Le interpretazioni: Jessica Chastain non mi convince del tutto come attrice – un’impressione rafforzatasi dopo averla (ri)vista in Interstellar e in The Help. Mi pare che tenda sistematicamente a calcare troppo la mano, e che una maggiore sobrietà servirebbe meglio i suoi ruoli. Detto ciò, ammetto però volentieri che regge benissimo sulle sue spalle quasi l’intero film, con un carisma indiscutibile. Jason Clarke è invece senza macchia nel ruolo inquietante di un torturatore che si muove a zig-zag sul confine tra sadismo e umanità.
Poco simpatica la sottovalutazione dell’importanza dell’amministrazione Obama nella vicenda. Tutti gli ordini, ovviamente, venivano dal Presidente, e penso che ciascuno ricordi la scena del governo che segue su un monitor l’assalto alla casa di Bin Laden. Ma l’uscita del film coincideva più o meno con le elezioni presidenziali del 2012, ed è comprensibile che gli autori abbiano voluto evitare di vedersi appiccicata l’etichetta di propagandisti.
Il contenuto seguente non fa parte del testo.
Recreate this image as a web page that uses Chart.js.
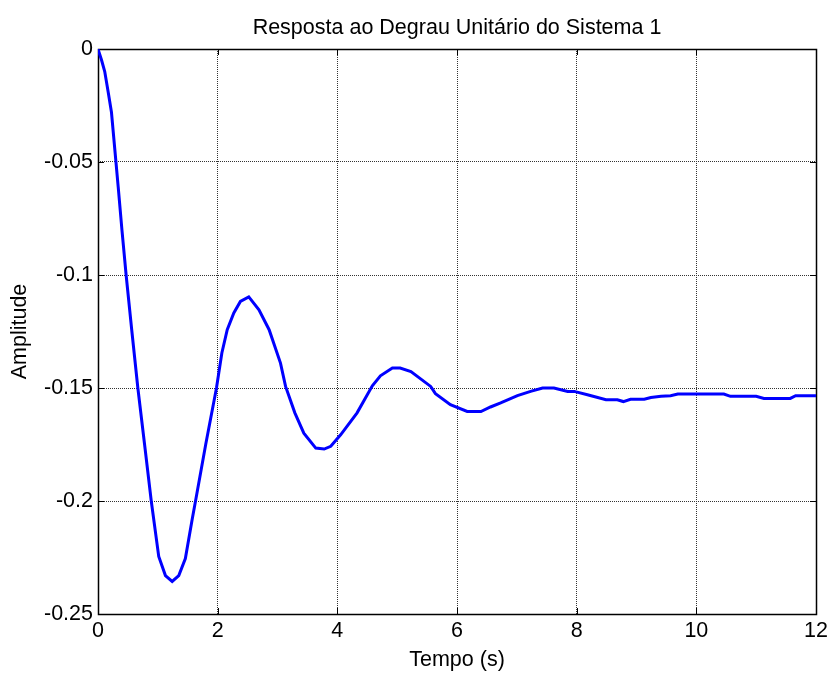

Un’ultima parola a proposito delle torture. La regista e lo sceneggiatore sono stati giustamente criticati per aver attribuito (più o meno direttamente) all’uso della tortura il successo nella caccia a Bin Laden, mentre nella testimonianza quasi unanime dei protagonisti questo genere di interrogatori sarebbe stato invece inutile. Questo rappresenta un’ombra morale sul film; qualcuno ha paragonato la Bigelow a Leni Riefenstahl – un’esagerazione, ma non del tutto gratuita. Quello che posso dire è che la regista, nelle sue dichiarazioni, sembra sincera nel ritenere essenziale il contributo della tortura, e che è forse troppo facile evitare di prendere posizione sul problema morale trincerandosi dietro il semplice «la tortura non funziona»: gli autori del film, se non altro, non hanno eluso la domanda. E la loro rappresentazione degli interrogatori non disumanizza i prigionieri, non li trasforma in mezzi per un fine loro estraneo; tutt’altro. Almeno in questo, l’estetica e l’etica del film si danno la mano.